Portland police arrested Eric Oelkers, 41, on Monday, a week after he allegedly shot and seriously injured two officers responding to a knife threat call in Northeast Portland’s Sullivan’s Gulch neighborhood.
Oelkers is being held at Multnomah County Jail on charges including two felony counts of attempted murder. Officers took him into custody shortly before 8 a.m. after shutting down NE 82nd Ave. between Columbia Boulevard and Alderwood Road.
The shooting occurred around 8:30 p.m. on January 19 when two officers responded to a 911 call about someone threatening a stranger with a knife. When officers located the suspect, he shot at them and fled. Officers did not return fire. Both wounded officers were taken to the hospital. One was released shortly after the shooting, while the second officer was released Monday.
The week-long manhunt involved the U.S. Marshals Office and other state and federal agencies. Portland Police Bureau officials said Friday that detectives received numerous tips from the public related to the investigation.

Court records show Oelkers has a criminal history spanning more than two decades, with convictions ranging from menacing and robbery to felon in possession of a firearm. He was convicted of bias crime and criminal mischief for allegedly vandalizing a Salem business during the riot at the Oregon Capitol in December 2020. He was the center of a statewide search in 2019 for a parole violation tied to a previous gun conviction.
Oelkers’ most recent charges stem from an alleged bank robbery in May 2022. He has a pending bench warrant in that case for failing to check in with a pretrial release officer.

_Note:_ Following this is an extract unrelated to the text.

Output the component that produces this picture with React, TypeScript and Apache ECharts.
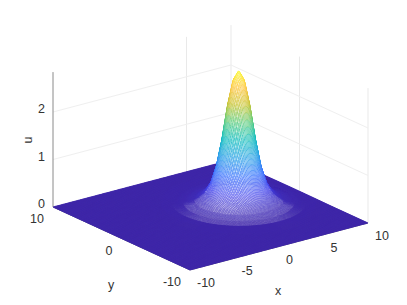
import React, { useEffect, useRef } from "react";
import * as echarts from "echarts";

const WIDTH = 407;
const HEIGHT = 305;

// Axis ticks
const xTicks = [-10, -5, 0, 5, 10];
const yTicks = [-10, 0, 10];
const uTicks = [0, 1, 2];
const uTop = 2.84;

// Radial profile of the surface
const peakCentre = [3.9, 0.95];
const profileR = [0, 0.5, 1, 1.5, 2, 2.5, 3, 3.5, 4, 5, 6, 8, 30];
const profileU = [2.79, 2.58, 2.04, 1.32, 0.75, 0.4, 0.22, 0.13, 0.07, 0.022, 0.005, 0, 0];

// Parula colour stops
const parula = [
  [62, 38, 168], [71, 71, 235], [56, 117, 254], [35, 160, 229], [11, 189, 189],
  [87, 204, 122], [197, 194, 42], [254, 195, 56], [249, 251, 21],
];

const meshCells = 200;
const lo = -10;
const hi = 10;

// View transform of the 3D box
function project(x: number, y: number, u: number): [number, number] {
  return [210.5 + 8.9 * x - 6.85 * y, 215 - 2.35 * x - 3.15 * y - 47.5 * u];
}

function height(x: number, y: number): number {
  const r = Math.hypot(x - peakCentre[0], y - peakCentre[1]);
  let k = 0;
  while (k < profileR.length - 2 && profileR[k + 1] < r) k++;
  const t = (r - profileR[k]) / (profileR[k + 1] - profileR[k]);
  return profileU[k] + (profileU[k + 1] - profileU[k]) * t;
}

function colourRgb(u: number): number[] {
  const t = Math.min(1, Math.max(0, u / profileU[0])) * (parula.length - 1);
  const k = Math.min(parula.length - 2, Math.floor(t));
  const f = t - k;
  return parula[k].map((v, i) => Math.round(v + (parula[k + 1][i] - v) * f));
}

const css = (c: number[]) => `rgb(${c[0]},${c[1]},${c[2]})`;

function quadArea(p: number[][]): number {
  let a = 0;
  for (let i = 0; i < p.length; i++) {
    const q = p[(i + 1) % p.length];
    a += p[i][0] * q[1] - q[0] * p[i][1];
  }
  return Math.abs(a) / 2;
}

const FONT = '12.5px "Liberation Sans", Arial, sans-serif';
const TEXT = "#333333";

export default function App() {
  const ref = useRef<HTMLDivElement>(null);
  useEffect(() => {
    document.body.style.margin = "0";
    const chart = echarts.init(ref.current!, undefined, { renderer: "svg", width: WIDTH, height: HEIGHT });

    const segs: number[][] = [];
    const gridSegs: number[][] = [];
    const levelSegs: number[][] = [];
    // walls
    gridSegs.push([5, 10, 0, 5, 10, uTop]);
    gridSegs.push([10, 10, 0, 10, 10, uTop]);
    gridSegs.push([10, 0, 0, 10, 0, uTop]);
    gridSegs.push([10, -10, 0, 10, -10, uTop]);
    for (const u of [1, 2]) {
      levelSegs.push([-10, 10, u, 10, 10, u]);
      levelSegs.push([10, 10, u, 10, -10, u]);
    }
    // rulers
    segs.push([-10, 10, 0, -10, 10, uTop]);
    segs.push([-10, 10, 0, -10, -10, 0]);
    segs.push([-10, -10, 0, 10, -10, 0]);

    const mesh: number[][] = [];
    for (let i = meshCells - 1; i >= 0; i--) {
      for (let j = meshCells - 1; j >= 0; j--) mesh.push([i, j]);
    }

    const labels: any[] = [];
    xTicks.forEach((x) => labels.push([x, -10, 0, 7, 13, String(x), "left", 0]));
    yTicks.forEach((y) => labels.push([-10, y, 0, -9, 12, String(y), "right", 0]));
    uTicks.forEach((u) => labels.push([-10, 10, u, -8, -3, String(u), "right", 0]));
    labels.push([-10, 10, 0, 58, 78, "y", "center", 0]);
    labels.push([0, -10, 0, -1, 44, "x", "center", 0]);
    labels.push([-10, 10, 0, -25, -67, "u", "center", 1]);

    const lineItem = (color: string, width: number) => (_: any, api: any) => {
      const a = api.coord(project(api.value(0), api.value(1), api.value(2)));
      const b = api.coord(project(api.value(3), api.value(4), api.value(5)));
      return {
        type: "line",
        shape: { x1: a[0], y1: a[1], x2: b[0], y2: b[1] },
        style: { stroke: color, lineWidth: width },
      };
    };

    const step = (hi - lo) / meshCells;
    const flatArea = quadArea([
      project(0, 0, 0), project(step, 0, 0), project(step, step, 0), project(0, step, 0),
    ]);
    chart.setOption({
      animation: false,
      grid: { left: 0, right: 0, top: 0, bottom: 0 },
      xAxis: { type: "value", min: 0, max: WIDTH, show: false },
      yAxis: { type: "value", min: 0, max: HEIGHT, inverse: true, show: false },
      series: [
        {
          type: "custom", coordinateSystem: "cartesian2d", silent: true, clip: false, z: 1,
          data: gridSegs, renderItem: lineItem("#e9e9e9", 1),
        },
        {
          type: "custom", coordinateSystem: "cartesian2d", silent: true, clip: false, z: 1,
          data: levelSegs, renderItem: lineItem("#efefef", 1),
        },
        {
          type: "custom", coordinateSystem: "cartesian2d", silent: true, clip: false, z: 2,
          data: segs, renderItem: lineItem("#8a8a8a", 1),
        },
        {
          type: "custom", coordinateSystem: "cartesian2d", silent: true, clip: false, z: 3,
          data: mesh, progressive: 0,
          renderItem: (_: any, api: any) => {
            const x0 = lo + api.value(0) * step;
            const y0 = lo + api.value(1) * step;
            const x1 = x0 + step;
            const y1 = y0 + step;
            const corners = [[x0, y0], [x1, y0], [x1, y1], [x0, y1]];
            let mean = 0;
            const pts = corners.map(([x, y]) => {
              const u = height(x, y);
              mean += u / 4;
              return api.coord(project(x, y, u));
            });
            const c = colourRgb(mean);
            const ratio = quadArea(pts) / flatArea;
            const w = Math.min(1, Math.max(0, (ratio - 1.02) / 0.15));
            const fill = c.map((v) => Math.round(v + (255 - v) * w));
            return {
              type: "polygon",
              shape: { points: pts },
              style: { fill: css(fill), stroke: css(c), lineWidth: 0.6 - 0.15 * w },
            };
          },
        },
        {
          type: "custom", coordinateSystem: "cartesian2d", silent: true, clip: false, z: 4,
          data: labels,
          renderItem: (_: any, api: any) => {
            const l = labels[_.dataIndex];
            const p = api.coord(project(l[0], l[1], l[2]));
            return {
              type: "text",
              x: p[0] + l[3],
              y: p[1] + l[4],
              rotation: l[7] ? Math.PI / 2 : 0,
              style: { text: l[5], fill: TEXT, font: FONT, align: l[6], verticalAlign: "middle" },
            };
          },
        },
      ],
    });
    return () => chart.dispose();
  }, []);
  return <div ref={ref} style={{ width: WIDTH, height: HEIGHT }} />;
}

The pattern raises questions about how someone with multiple felony convictions, an active warrant, and a history of violence remained free to allegedly shoot two police officers. Oregon’s criminal justice system, like many others, struggles with the gap between arrest and accountability. Pending cases pile up. Court dates get continued. Monitoring requirements go unenforced.
For the two wounded officers, the physical recovery is beginning. The psychological impact of being shot while responding to what started as a knife threat call will likely last longer. Officers are taught threat assessment and de-escalation, but those tactics assume some level of predictability in human behavior. When someone responds to police contact by immediately opening fire, there’s no time to de-escalate.